Well we had always planned to do it in 3D. We did a test, an entire day of tests with a 3D rig and a 2D rig – actually we didn’t shoot with the 2D rig - we took one of the eyes of the 3D, but it took all of this gigantic camera rig for 3D. It’s two cameras that are looking at different directions with mirrors and lenses and everything. And it took all day to shot nine set-ups which is about half to a third of what you normally hope to get in a day. What I determined just for my own way of working was that I feel like I could make a much better film in 2D and convert it than to take this gigantic rig. There were moves I wanted to do, I couldn’t do the shots I wanted to do, I couldn’t compose them the same way. But what we did do in shooting in 2D was we shot what we call the “left eye.” We did a shot, and we’d do a clean pass but with minimal action in it that was the same shot, but without the actors in it. That gave the 3D guys the information that they needed – it was behind where the actors could be – so we wouldn’t have to create it, we wouldn’t have to cut and paste. It makes a huge difference.

Didn’t that take a lot of time, or was it easier in the long run?

Well, it took time, I can’t say that it didn’t but we would always do it at the end of the scene. After we had done the scene, we’d say everybody out, and we’d do the exact same move in a clean pass.
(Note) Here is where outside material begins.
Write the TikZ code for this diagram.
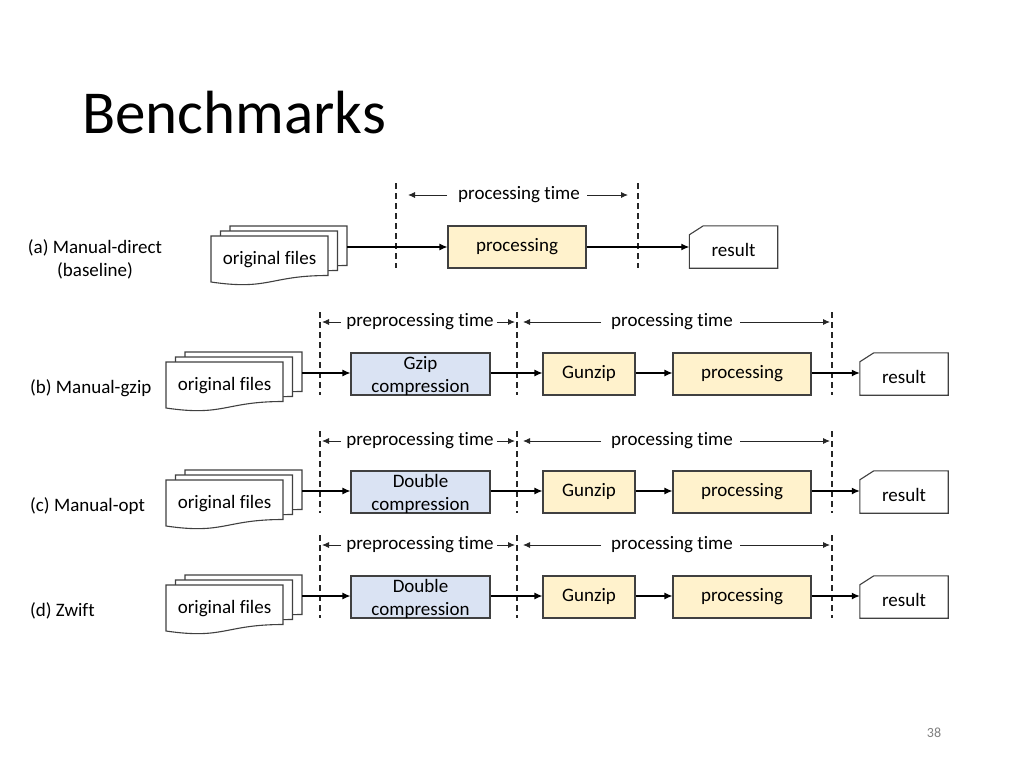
\documentclass[tikz,border=0pt]{standalone}
\usepackage{fontspec}
\setmainfont{Carlito}[Ligatures=NoCommon]
\usetikzlibrary{arrows.meta}
\definecolor{yellowfill}{HTML}{FFF2CC}
\definecolor{bluefill}{HTML}{DAE3F3}
\definecolor{edge}{HTML}{404040}
\newcommand\docshape[2]{%
  \begin{scope}[shift={(#1,#2)}]
    \filldraw[docline] (0,0) -- (117,0) -- (117,39.5) .. controls (58.5,39.5) and (58.5,54.6) .. (0,46) -- cycle;
  \end{scope}}
\newcommand\docstack[3]{% name, x of front left, y of back top
  \docshape{#2+19}{#3}
  \docshape{#2+9.5}{#3+5}
  \docshape{#2}{#3+10}
  \node[line] (#1) at (#2+58.5,#3+34) {original files};
  \coordinate (#1-out) at (#2+136,#3+21);}
\newcommand\resultshape[1]{%
  \draw[docline] ([yshift=-9pt]#1.north west) -- ([xshift=14pt]#1.north west) -- (#1.north east) -- (#1.south east) -- (#1.south west) -- cycle;
  \node[line] (#1-t) at ([yshift=-5pt]#1.center) {result};}
\begin{document}
\begin{tikzpicture}[x=1pt,y=-1pt,
  every node/.style={font=\fontsize{19}{23}\selectfont, text=black, inner sep=0pt, align=center},
  line/.style={text height=14pt, text depth=5pt},
  docline/.style={draw=edge, fill=white, line width=1.1pt},
  box/.style={draw=edge, line width=1.1pt, minimum height=42pt},
  yel/.style={box, line, fill=yellowfill},
  blu/.style={box, fill=bluefill},
  resbox/.style={minimum width=88pt, minimum height=42pt},
  flow/.style={draw=black, line width=1.2pt, -{Latex[length=8pt,width=7pt]}},
  tarr/.style={draw=black!85, line width=0.9pt, -{Latex[length=7pt,width=6pt]}},
  sep/.style={draw=black!85, line width=1.1pt, dash pattern=on 6pt off 4pt},
  lab/.style={anchor=west, line}
]
\fill[white] (0,0) rectangle (1024,768);
\useasboundingbox (0,0) rectangle (1024,768);

% title and page number
\node[anchor=base west, font=\fontsize{61}{61}\selectfont] (title) at (82,133) {Benchmarks};
\node[font=\fontsize{14}{14}\selectfont, text=black!50] (page) at (934,733) {38};

% ---------- row (a)
\node (laba) at (95,259.5) {(a) Manual-direct\\(baseline)};
\coordinate (a1t) at (396,183); \coordinate (a1b) at (396,268);
\coordinate (a2t) at (638,183); \coordinate (a2b) at (638,268);
\draw[sep] (a1t) -- (a1b);
\draw[sep] (a2t) -- (a2b);
\node[line] (pta) at (519,195) {processing time};
\coordinate (pta-l) at (408,195); \coordinate (pta-r) at (628,195);
\draw[tarr] ([xshift=-11pt]pta.west) -- (pta-l);
\draw[tarr] ([xshift=7pt]pta.east) -- (pta-r);
\docstack{ofa}{211}{226}
\node[yel, minimum width=138pt] (pra) at (517,247) {processing};
\node[resbox] (rsa) at (733.5,247) {};
\resultshape{rsa}
\draw[flow] (ofa-out) -- (pra.west |- ofa-out);
\draw[flow] (pra.east |- ofa-out) -- (rsa.west |- ofa-out);

% ---------- rows (b), (c), (d)
\newcommand\pipeline[6]{% suffix, box center y, time label y, back doc top, label text, first box text
  \coordinate (#1d1t) at (320,#3-10); \coordinate (#1d1b) at (320,#2+21);
  \coordinate (#1d2t) at (517,#3-10); \coordinate (#1d2b) at (517,#2+21);
  \coordinate (#1d3t) at (832,#3-10); \coordinate (#1d3b) at (832,#2+21);
  \draw[sep] (#1d1t) -- (#1d1b);
  \draw[sep] (#1d2t) -- (#1d2b);
  \draw[sep] (#1d3t) -- (#1d3b);
  \node[line] (#1pp) at (420,#3) {preprocessing time};
  \coordinate (#1pp-l) at (322,#3); \coordinate (#1pp-r) at (515,#3);
  \draw[tarr] ([xshift=-5pt]#1pp.west) -- (#1pp-l);
  \draw[tarr] ([xshift=3pt]#1pp.east) -- (#1pp-r);
  \node[line] (#1pt) at (672,#3) {processing time};
  \coordinate (#1pt-l) at (523,#3); \coordinate (#1pt-r) at (830,#3);
  \draw[tarr] ([xshift=-10pt]#1pt.west) -- (#1pt-l);
  \draw[tarr] ([xshift=7pt]#1pt.east) -- (#1pt-r);
  \node[lab] (#1lab) at (30,#2+15) {#5};
  \docstack{#1of}{166}{#4}
  \node[blu, minimum width=139pt] (#1cp) at (420.5,#2) {};
  \node (#1cpt) at ([yshift=-1.5pt]#1cp.center) {#6};
  \node[yel, minimum width=92pt] (#1gu) at (589,#2) {Gunzip};
  \node[yel, minimum width=138pt] (#1pr) at (742,#2) {processing};
  \node[resbox] (#1rs) at (904,#2) {};
  \resultshape{#1rs}
  \draw[flow] (#1of-out) -- (#1cp.west |- #1of-out);
  \draw[flow] (#1cp.east |- #1of-out) -- (#1gu.west |- #1of-out);
  \draw[flow] (#1gu.east |- #1of-out) -- (#1pr.west |- #1of-out);
  \draw[flow] (#1pr.east |- #1of-out) -- (#1rs.west |- #1of-out);
}
\pipeline{b}{374}{322}{352}{(b) Manual-gzip}{Gzip\\compression}
\pipeline{c}{492}{441}{470}{(c) Manual-opt}{Double\\compression}
\pipeline{d}{597}{545}{575}{(d) Zwift}{Double\\compression}
\end{tikzpicture}
\end{document}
It’s like shooting the other side – shooting the other lens basically – without the action in it because there is no way you’re going to duplicate the action, but you can duplicate the move enough so that you are giving them the information that is behind that so they can’t see out of one eye. So it did make a difference. We did a test where we took one of those eyes and converted it – created the 3D out of one lens – that was easier to watch because we were able to control where the convergence is. When you shoot 3D you cannot control where the convergence is. Once you photograph it, you are stuck with it. But if you shoot in 2D and convert it and decide where you want the focus to be, you can put the convergence in the foreground or in the background and it makes it easier in an action sequence. It’s really hard to watch full 3D in action sequence where the cuts are quick, because your eye is constantly adjusting forward and backward, that’s what gives you the headache. If you can control that in a 2D conversion you can decide where it is and it’s less where your eyes try and focus back and forth. So it did make a difference.

Not coming from a fan point of view, what did you feel that was special about this character that felt you could bring?

The thing that I recognized in the character of Steve Rogers, here is a character that you do not see in most superhero movies. He is the guy next door. He is humbled, determined, all he really wants to do is serve his country. Once he has his transformation and he becomes the world’s perfect human specimen, he still has to be that guy, he still has to be the guy he was. That’s what was interesting about him for me is that he is earnest, he is humble and he just wants to do the right thing. His superpowers consist of being able to run faster and lift a little more weight and swim deeper and jump higher than an Olympian athlete, but that’s pretty much it. He is mortal. You shoot him, he dies. I didn’t want anybody bulletproof or who could see through walls. That is not interesting to me.

Do you see yourself continuing on with this character?

I signed a two picture deal with Marvel, so I will do another movie with them. I’m interested in exploring the Marvel vault to see what other characters are in there. I don’t have to do a Captain America sequel, it could be anything. So I’m thinking it may be Winter Soldier or the Bucky Barnes story. There are a lot of interesting characters in the whole Marvel universe. There is something like 22,000 different characters. There’s gotta be a good story in there somewhere.